How Nicolas, Chester, and Allyra in Immortalis Redefine Intimacy as Performance
In the shadowed realms of Morrigan Deep, where blood and desire twist into grotesque symmetries, intimacy serves no tender purpose. It is a stage, a ledger of power inscribed in flesh and fang. Nicolas DeSilva, the fractured sovereign of Corax Asylum, Chester, the demon piper whose flute summons ruin, and Allyra, the Immoless vessel who devours gods, each wield carnality as both weapon and verdict. Their encounters, far from private confessions, unfold as meticulously scripted performances, where vulnerability is feigned, submission demanded, and ecstasy a calculated surrender to dominance.
Nicolas embodies this theatre most vividly. His pursuits of Allyra, chronicled across moons of calculated torment, reject any illusion of equality. Consider the hall of mirrors, that labyrinth of fractured reflections where he first pins her, his form elongating into the Long-Faced Demon as lust and rage converge.
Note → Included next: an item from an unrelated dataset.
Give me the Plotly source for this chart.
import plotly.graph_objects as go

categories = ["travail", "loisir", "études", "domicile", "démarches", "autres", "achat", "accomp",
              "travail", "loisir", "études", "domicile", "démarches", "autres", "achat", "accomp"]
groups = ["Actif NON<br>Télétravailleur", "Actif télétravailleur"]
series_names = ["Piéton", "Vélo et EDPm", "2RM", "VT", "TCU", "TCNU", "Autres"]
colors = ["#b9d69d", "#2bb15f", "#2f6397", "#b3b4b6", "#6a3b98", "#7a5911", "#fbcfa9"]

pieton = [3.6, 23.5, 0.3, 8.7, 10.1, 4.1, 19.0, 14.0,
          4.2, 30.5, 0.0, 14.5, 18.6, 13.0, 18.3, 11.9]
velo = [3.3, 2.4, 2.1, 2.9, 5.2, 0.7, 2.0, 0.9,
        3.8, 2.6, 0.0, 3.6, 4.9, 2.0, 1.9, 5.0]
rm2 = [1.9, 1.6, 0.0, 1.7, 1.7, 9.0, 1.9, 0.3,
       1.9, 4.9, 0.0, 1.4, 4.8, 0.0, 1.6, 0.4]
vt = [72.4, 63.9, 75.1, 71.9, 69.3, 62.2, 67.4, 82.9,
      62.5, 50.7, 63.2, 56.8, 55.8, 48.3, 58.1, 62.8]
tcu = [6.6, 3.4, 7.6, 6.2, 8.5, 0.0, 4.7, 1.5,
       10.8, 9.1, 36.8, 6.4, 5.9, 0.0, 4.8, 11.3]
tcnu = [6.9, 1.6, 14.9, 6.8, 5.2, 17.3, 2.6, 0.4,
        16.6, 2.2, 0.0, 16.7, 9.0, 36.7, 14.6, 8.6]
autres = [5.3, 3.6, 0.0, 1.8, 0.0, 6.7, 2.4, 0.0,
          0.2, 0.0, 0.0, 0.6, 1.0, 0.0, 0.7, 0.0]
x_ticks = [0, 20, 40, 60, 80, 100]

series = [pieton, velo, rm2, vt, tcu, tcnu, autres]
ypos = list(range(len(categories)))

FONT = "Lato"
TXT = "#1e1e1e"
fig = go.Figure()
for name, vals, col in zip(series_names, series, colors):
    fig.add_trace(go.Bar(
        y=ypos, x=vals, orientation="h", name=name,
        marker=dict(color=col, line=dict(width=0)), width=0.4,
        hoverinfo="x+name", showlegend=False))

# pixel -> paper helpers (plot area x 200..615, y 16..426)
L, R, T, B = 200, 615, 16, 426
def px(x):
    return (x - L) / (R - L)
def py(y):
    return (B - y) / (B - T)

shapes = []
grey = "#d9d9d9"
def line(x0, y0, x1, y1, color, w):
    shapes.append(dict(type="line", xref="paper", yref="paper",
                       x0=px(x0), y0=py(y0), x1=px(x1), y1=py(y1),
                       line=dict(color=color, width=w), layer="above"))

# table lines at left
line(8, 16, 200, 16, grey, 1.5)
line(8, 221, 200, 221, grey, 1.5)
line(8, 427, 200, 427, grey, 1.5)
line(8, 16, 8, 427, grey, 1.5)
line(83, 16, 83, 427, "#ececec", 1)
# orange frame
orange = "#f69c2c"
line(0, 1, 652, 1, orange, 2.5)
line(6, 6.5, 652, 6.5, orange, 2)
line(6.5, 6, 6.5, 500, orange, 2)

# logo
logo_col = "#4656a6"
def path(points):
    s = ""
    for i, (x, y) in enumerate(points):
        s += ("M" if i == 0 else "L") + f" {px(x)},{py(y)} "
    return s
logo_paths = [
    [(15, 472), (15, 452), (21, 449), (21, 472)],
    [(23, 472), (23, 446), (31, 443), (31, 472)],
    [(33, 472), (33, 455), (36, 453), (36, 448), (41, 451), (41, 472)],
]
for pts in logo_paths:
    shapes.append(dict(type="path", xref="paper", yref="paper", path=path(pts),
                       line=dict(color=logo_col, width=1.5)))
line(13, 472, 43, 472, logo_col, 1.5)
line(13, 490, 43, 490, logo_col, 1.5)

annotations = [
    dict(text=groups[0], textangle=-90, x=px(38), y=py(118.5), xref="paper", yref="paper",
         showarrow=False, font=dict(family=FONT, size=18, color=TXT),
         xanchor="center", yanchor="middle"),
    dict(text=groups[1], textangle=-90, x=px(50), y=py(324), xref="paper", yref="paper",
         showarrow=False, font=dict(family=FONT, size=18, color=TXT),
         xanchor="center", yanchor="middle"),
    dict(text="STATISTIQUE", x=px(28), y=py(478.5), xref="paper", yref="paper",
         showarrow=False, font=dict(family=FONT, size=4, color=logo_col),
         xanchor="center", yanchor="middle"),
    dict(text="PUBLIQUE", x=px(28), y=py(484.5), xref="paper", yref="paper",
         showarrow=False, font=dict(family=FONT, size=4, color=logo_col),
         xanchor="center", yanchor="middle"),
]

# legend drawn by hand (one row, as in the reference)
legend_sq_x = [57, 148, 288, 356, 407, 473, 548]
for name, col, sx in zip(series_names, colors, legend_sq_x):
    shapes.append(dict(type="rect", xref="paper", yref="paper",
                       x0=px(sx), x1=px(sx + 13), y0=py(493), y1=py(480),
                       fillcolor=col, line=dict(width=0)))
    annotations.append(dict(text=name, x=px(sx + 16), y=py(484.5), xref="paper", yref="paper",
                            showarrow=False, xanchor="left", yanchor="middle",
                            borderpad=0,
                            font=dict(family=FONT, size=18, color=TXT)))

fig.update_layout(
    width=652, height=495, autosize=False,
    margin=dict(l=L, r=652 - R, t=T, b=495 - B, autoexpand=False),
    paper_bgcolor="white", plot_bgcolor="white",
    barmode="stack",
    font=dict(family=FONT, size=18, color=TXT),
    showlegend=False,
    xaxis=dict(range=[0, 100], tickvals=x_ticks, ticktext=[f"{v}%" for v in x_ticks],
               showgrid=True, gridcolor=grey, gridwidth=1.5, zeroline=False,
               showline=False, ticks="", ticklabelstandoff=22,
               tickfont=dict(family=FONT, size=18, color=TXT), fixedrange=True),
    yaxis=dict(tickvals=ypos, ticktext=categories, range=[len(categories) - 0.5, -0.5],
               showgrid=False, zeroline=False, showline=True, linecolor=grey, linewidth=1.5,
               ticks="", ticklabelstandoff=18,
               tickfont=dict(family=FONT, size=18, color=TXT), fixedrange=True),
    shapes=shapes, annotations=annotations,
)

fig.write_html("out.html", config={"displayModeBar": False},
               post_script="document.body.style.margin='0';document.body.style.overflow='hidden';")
The mirrors do not merely distort; they multiply his gaze, turning pursuit into spectacle. He dances her through the glass, cane in hand, her body yielding under the rhythm of his will. No gentle exploration precedes penetration; it is conquest, her cries harmonising with the asylum’s ceaseless clocks. Yet Nicolas pauses, denies her release, transforming consummation into a lesson in restraint. Intimacy, for him, is not union but subjugation, her pleasure withheld until she utters the words he craves: “I am yours.” The performance peaks not in mutual bliss, but in her verbal capitulation, etched into the ledger of his control.
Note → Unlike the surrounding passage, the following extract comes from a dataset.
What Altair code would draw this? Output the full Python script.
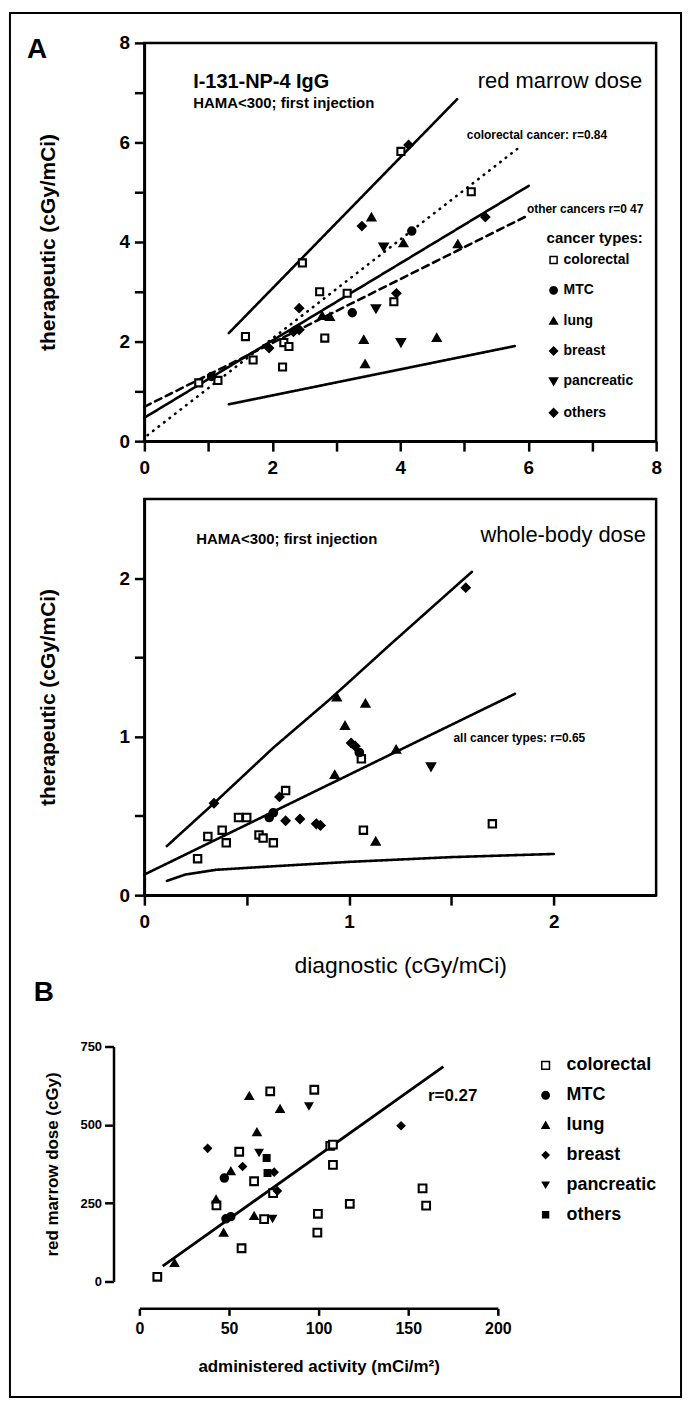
import altair as alt
import pandas as pd

FONT = "Liberation Sans"
TYPES = ["colorectal", "MTC", "lung", "breast", "pancreatic", "others"]

# ---------------- Panel A (top): red marrow dose ----------------
rm_type = (["colorectal"] * 14 + ["MTC"] * 3 + ["lung"] * 8 + ["breast"] * 6
           + ["pancreatic"] * 3 + ["others"] * 2)
rm_diag = [0.85, 1.15, 1.58, 1.70, 2.16, 2.18, 2.26, 2.47, 2.74, 2.82, 3.17, 3.90, 4.01, 5.11,
           1.05, 3.25, 4.18,
           2.78, 2.90, 3.43, 3.45, 4.57, 4.05, 4.90, 3.55,
           1.95, 2.42, 3.94, 3.40, 4.13, 5.33,
           3.62, 4.01, 3.74,
           2.33, 2.42]
rm_ther = [1.17, 1.22, 2.10, 1.63, 1.49, 1.98, 1.90, 3.58, 3.00, 2.07, 2.97, 2.80, 5.82, 5.01,
           1.30, 2.58, 4.22,
           2.52, 2.50, 2.04, 1.55, 2.08, 3.98, 3.96, 4.50,
           1.87, 2.67, 2.97, 4.32, 5.95, 4.50,
           2.66, 1.98, 3.90,
           2.20, 2.24]
rm_line_name = ["upper", "fit", "lower", "colorectal", "other"]
rm_line_style = ["solid", "solid", "solid", "dotted", "dashed"]
rm_line_x = [[1.32, 4.89], [0.0, 6.01], [1.32, 5.79], [0.05, 5.89], [0.0, 5.99]]
rm_line_y = [[2.17, 6.87], [0.47, 5.13], [0.74, 1.91], [0.12, 5.93], [0.69, 4.53]]

# ---------------- Panel A (middle): whole-body dose ----------------
wb_type = (["colorectal"] * 13 + ["MTC"] * 3 + ["lung"] * 6 + ["breast"] * 6
           + ["pancreatic"] * 1 + ["others"] * 3)
wb_diag = [0.26, 0.31, 0.38, 0.40, 0.46, 0.50, 0.56, 0.58, 0.63, 0.69, 1.06, 1.07, 1.70,
           0.61, 0.63, 1.05,
           0.93, 0.94, 0.98, 1.08, 1.23, 1.13,
           0.34, 0.66, 0.69, 0.76, 1.01, 1.57,
           1.40,
           0.84, 0.86, 1.03]
wb_ther = [0.23, 0.37, 0.41, 0.33, 0.49, 0.49, 0.38, 0.36, 0.33, 0.66, 0.86, 0.41, 0.45,
           0.49, 0.52, 0.90,
           0.76, 1.25, 1.07, 1.21, 0.92, 0.34,
           0.58, 0.62, 0.47, 0.48, 0.96, 1.94,
           0.81,
           0.45, 0.44, 0.94]
wb_line_name = ["fit", "upper", "lower"]
wb_line_style = ["solid", "solid", "solid"]
wb_line_x = [[0.0, 1.81],
             [0.11, 0.34, 0.63, 0.91, 1.20, 1.60],
             [0.11, 0.20, 0.35, 0.60, 1.00, 1.50, 2.00]]
wb_line_y = [[0.13, 1.27],
             [0.31, 0.58, 0.93, 1.24, 1.58, 2.04],
             [0.09, 0.13, 0.16, 0.18, 0.21, 0.24, 0.26]]

# ---------------- Panel B: red marrow dose vs administered activity ----------------
b_type = (["colorectal"] * 17 + ["MTC"] * 3 + ["lung"] * 8 + ["breast"] * 5
          + ["pancreatic"] * 3 + ["others"] * 2)
b_activity = [10, 43, 57, 55.7, 64, 73, 74.6, 69.6, 97.6, 99.6, 99.3, 106.5, 108, 108, 117.4, 158, 160,
              48.3, 51, 47.4,
              19.6, 42.8, 47, 51, 61.3, 65.6, 78.5, 64,
              38.1, 57.6, 75.2, 77, 146,
              66.8, 94.6, 74.3,
              71, 71.5]
b_dose = [15, 243, 106, 414, 320, 607, 282, 199, 612, 216, 156, 433, 437, 372, 248, 297, 242,
          200, 207, 330,
          59, 262, 156, 352, 592, 477, 551, 209,
          425, 367, 349, 289, 497,
          412, 560, 201,
          394, 346]
b_line_x = [13, 169.6]
b_line_y = [49, 686]


def points_df(types, xs, ys):
    return pd.DataFrame({"type": types, "x": xs, "y": ys})


def lines_df(names, styles, xs, ys):
    rows = []
    for n, s, lx, ly in zip(names, styles, xs, ys):
        for a, b in zip(lx, ly):
            rows.append({"line": n, "style": s, "x": a, "y": b})
    return pd.DataFrame(rows)


def axis(values, expr, title, **kw):
    base = dict(values=values, title=title, grid=False, tickColor="black",
                domainColor="black", labelFont=FONT, labelColor="black",
                labelFontWeight="bold", labelFlush=False, labelOverlap=False,
                titleFont=FONT, titleColor="black")
    if expr:
        base["labelExpr"] = expr
    base.update(kw)
    return alt.Axis(**base)


def point_layer(df, X, Y, sizes, shapes, fills, legend):
    return alt.Chart(df).mark_point(filled=True, strokeWidth=2.1, opacity=1).encode(
        x=X, y=Y,
        shape=alt.Shape("type:N", scale=alt.Scale(domain=TYPES, range=shapes), legend=legend),
        fill=alt.Fill("type:N", scale=alt.Scale(domain=TYPES, range=fills), legend=legend),
        stroke=alt.Stroke("type:N", scale=alt.Scale(domain=TYPES, range=["black"] * 6), legend=legend),
        size=alt.Size("type:N", scale=alt.Scale(domain=TYPES, range=sizes), legend=legend),
    )


def line_layer(df, X, Y):
    return alt.Chart(df).mark_line(color="black", strokeWidth=2.6, strokeCap="round").encode(
        x=X, y=Y, detail="line:N", order="x:Q",
        strokeDash=alt.StrokeDash("style:N", scale=alt.Scale(domain=["solid", "dotted", "dashed"],
                                                              range=[[1, 0], [0.5, 6.5], [7, 5]]),
                                  legend=None),
    )


def text_layer(X, Y, xv, yv, txt, **kw):
    df = pd.DataFrame({"x": [xv], "y": [yv], "t": [txt]})
    return alt.Chart(df).mark_text(font=FONT, color="black", baseline="middle", **kw).encode(
        x=X, y=Y, text="t:N")


def pixel_text(txt, px, py, **kw):
    df = pd.DataFrame({"t": [txt]})
    return alt.Chart(df).mark_text(font=FONT, color="black", baseline="middle", align="left", **kw).encode(
        x=alt.value(px), y=alt.value(py), text="t:N")


fills = ["white", "black", "black", "black", "black", "black"]
EVEN = "datum.value % 2 === 0 ? '' + datum.value : ''"
WHOLE = "datum.value % 1 === 0 ? '' + datum.value : ''"

# ---------- top chart ----------
xs1 = alt.Scale(domain=[0, 8], nice=False, zero=False)
ys1 = alt.Scale(domain=[0, 8], nice=False, zero=False)
X1 = alt.X("x:Q", scale=xs1, axis=axis(list(range(9)), EVEN, None,
                                       tickSize=10, tickWidth=2.5, domainWidth=2.5,
                                       labelFontSize=19, labelPadding=7))
Y1 = alt.Y("y:Q", scale=ys1, axis=axis(list(range(9)), EVEN, "therapeutic (cGy/mCi)",
                                       tickSize=10, tickWidth=2.5, domainWidth=2.5,
                                       labelFontSize=19, labelPadding=5,
                                       titleFontSize=21, titleFontWeight="bold",
                                       titleX=-96, titleY=200, titleAngle=270, titleBaseline="middle"))
leg1 = alt.Legend(title="cancer types:", orient="none", legendX=404, legendY=189,
                  titleFont=FONT, titleFontSize=15, titleFontWeight="bold", titleColor="black",
                  titlePadding=7, labelFont=FONT, labelFontSize=14, labelFontWeight="bold",
                  labelColor="black", labelOffset=3, rowPadding=16.5, padding=0)

frame = alt.Chart(pd.DataFrame({"a": [0]})).mark_rect(fill="transparent", stroke="black", strokeWidth=2).encode(
    x=alt.value(-135), x2=alt.value(539), y=alt.value(-30), y2=alt.value(1360))

top = alt.layer(
    frame,
    line_layer(lines_df(rm_line_name, rm_line_style, rm_line_x, rm_line_y), X1, Y1),
    point_layer(points_df(rm_type, rm_diag, rm_ther), X1, Y1,
                [50, 70, 70, 85, 70, 60],
                ["square", "circle", "triangle-up", "diamond", "triangle-down", "diamond"], fills, leg1),
    text_layer(X1, Y1, 0.763, 7.21, "I-131-NP-4 IgG", align="left", fontSize=20, fontWeight="bold"),
    text_layer(X1, Y1, 0.763, 6.80, "HAMA<300; first injection", align="left", fontSize=15, fontWeight="bold"),
    text_layer(X1, Y1, 7.78, 7.24, "red marrow dose", align="right", fontSize=22),
    text_layer(X1, Y1, 5.04, 6.14, "colorectal cancer: r=0.84", align="left", fontSize=12, fontWeight="bold"),
    text_layer(X1, Y1, 5.98, 4.66, "other cancers  r=0 47", align="left", fontSize=12, fontWeight="bold"),
    pixel_text("A", -118, 7, fontSize=28, fontWeight="bold"),
).properties(width=514, height=400, view=alt.ViewBackground(stroke="black", strokeWidth=2.5))

# ---------- middle chart ----------
xs2 = alt.Scale(domain=[0, 2.5], nice=False, zero=False)
ys2 = alt.Scale(domain=[0, 2.5], nice=False, zero=False)
half = [0, 0.5, 1, 1.5, 2]
X2 = alt.X("x:Q", scale=xs2, axis=axis(half, WHOLE, "diagnostic (cGy/mCi)",
                                       tickSize=10, tickWidth=2.5, domainWidth=2.5,
                                       labelFontSize=19, labelPadding=7,
                                       titleFontSize=23, titleFontWeight="normal",
                                       titleX=257, titleY=71, titleBaseline="middle"))
Y2 = alt.Y("y:Q", scale=ys2, axis=axis(half, WHOLE, "therapeutic (cGy/mCi)",
                                       tickSize=10, tickWidth=2.5, domainWidth=2.5,
                                       labelFontSize=19, labelPadding=5,
                                       titleFontSize=21, titleFontWeight="bold",
                                       titleX=-96, titleY=199, titleAngle=270, titleBaseline="middle"))
mid = alt.layer(
    line_layer(lines_df(wb_line_name, wb_line_style, wb_line_x, wb_line_y), X2, Y2),
    point_layer(points_df(wb_type, wb_diag, wb_ther), X2, Y2,
                [55, 70, 75, 90, 75, 70],
                ["square", "circle", "triangle-up", "diamond", "triangle-down", "diamond"], fills, None),
    text_layer(X2, Y2, 0.253, 2.245, "HAMA<300; first injection", align="left", fontSize=15, fontWeight="bold"),
    text_layer(X2, Y2, 2.45, 2.27, "whole-body dose", align="right", fontSize=22),
    text_layer(X2, Y2, 1.51, 0.99, "all cancer types: r=0.65", align="left", fontSize=12, fontWeight="bold"),
).properties(width=514, height=398, view=alt.ViewBackground(stroke="black", strokeWidth=2.5))

# ---------- panel B ----------
# the cell starts 58 px below the middle panel; the plot itself occupies its lower 236 px
xs3 = alt.Scale(domain=[0, 200], range=[-5, 355], nice=False, zero=False)
ys3 = alt.Scale(domain=[0, 750], range=[330, 94], nice=False, zero=False)
X3 = alt.X("x:Q", scale=xs3, axis=axis([0, 50, 100, 150, 200], None, "administered activity (mCi/m²)",
                                       offset=27, tickSize=7, tickWidth=2.5, domainWidth=2.5,
                                       labelFontSize=16, labelPadding=5,
                                       titleFontSize=17, titleFontWeight="bold",
                                       titleX=175, titleY=58, titleBaseline="middle"))
Y3 = alt.Y("y:Q", scale=ys3, axis=axis([0, 250, 500, 750], None, "red marrow dose (cGy)",
                                       offset=31, tickSize=9, tickWidth=2.5, domainWidth=2.5,
                                       labelFontSize=13, labelPadding=3,
                                       titleFontSize=17, titleFontWeight="bold",
                                       titleX=-61, titleY=212, titleAngle=270, titleBaseline="middle"))
leg3 = alt.Legend(title=None, orient="none", legendX=394, legendY=104,
                  labelFont=FONT, labelFontSize=18, labelFontWeight="bold", labelColor="black",
                  labelOffset=12, rowPadding=12, padding=0)
bchart = alt.layer(
    alt.Chart(pd.DataFrame({"x": b_line_x, "y": b_line_y})).mark_line(color="black", strokeWidth=2.8).encode(
        x=X3, y=Y3),
    point_layer(points_df(b_type, b_activity, b_dose), X3, Y3,
                [60, 35, 40, 30, 35, 16],
                ["square", "circle", "triangle-up", "diamond", "triangle-down", "square"], fills, leg3),
    text_layer(X3, Y3, 161, 591, "r=0.27", align="left", fontSize=17, fontWeight="bold"),
    pixel_text("B", -111, 40, fontSize=28, fontWeight="bold"),
).properties(width=360, height=330, view=alt.ViewBackground(stroke="transparent", strokeWidth=0))

chart = alt.vconcat(top, mid, bchart, spacing=58, bounds="flush").resolve_scale(
    x="independent", y="independent", shape="independent", fill="independent", stroke="independent",
    size="independent", strokeDash="independent").resolve_legend(
    shape="independent", fill="independent", stroke="independent", size="independent").properties(
    padding={"left": 7, "top": 7, "right": 4, "bottom": 4},
    background="white",
).configure(font=FONT)

chart.save("out.html", embed_options={"renderer": "svg", "actions": False})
Chester, the demon of Neferaten’s sands, offers a coarser variant, his seductions mere preludes to annihilation. His conquests follow a relentless pattern: charm laced with vulgarity, followed by betrayal’s swift blade. In Tiye, Thalia’s glassblowing captivates him briefly, her skills a metaphor for the oral fixation he indulges. Yet boredom strikes, and her infidelity—real or imagined—ends in molten glass inhalation, her scream silenced in steam. Chester’s intimacy is transactional, bodies reduced to fleeting utilities before disposal. No lingering tenderness; satisfaction demands finality. His flute, that silver-chained emblem, pipes women to ruin, performance collapsing into the grotesque punchline of their demise. Where Nicolas scripts elaborate denials, Chester accelerates to erasure, intimacy a brief interlude before the grave.
Allyra, the reluctant sovereign forged in extraction’s crucible, perverts intimacy into interrogation. Her Shipwreck Sombre, that acoustic void off Sapari, hosts not lovers but subjects. Mica, the Tepes vampire, endures boiling immersion, his confessions wrung from scalded flesh. Allyra’s blade cleans her nails as she waits, her asymmetrical hair knotted, shuriken at hand. The process is methodical, pain calibrated to loosen tongues without granting death’s mercy. Salt added to the cauldron elicits final truths before Mica’s disposal. Intimacy here is absent; bodies become instruments, screams the score to her symphony of dominance. Even with Nicolas, her submission performs resistance, her body yielding while her will probes for fractures. She redefines carnality as leverage, each moan a feint, each bite a bid for the upper hand.
These three converge in a triad of theatrical cruelty, where flesh meets fang not in passion’s haze but power’s glare. Nicolas scripts the denial, Chester hastens the discard, Allyra extracts the confession. Intimacy, stripped of romance, becomes the ultimate ledger: who yields, who commands, who survives the curtain’s fall. In Morrigan Deep, love performs obedience, desire dictates survival, and the bedchamber echoes with the verdict of the victor.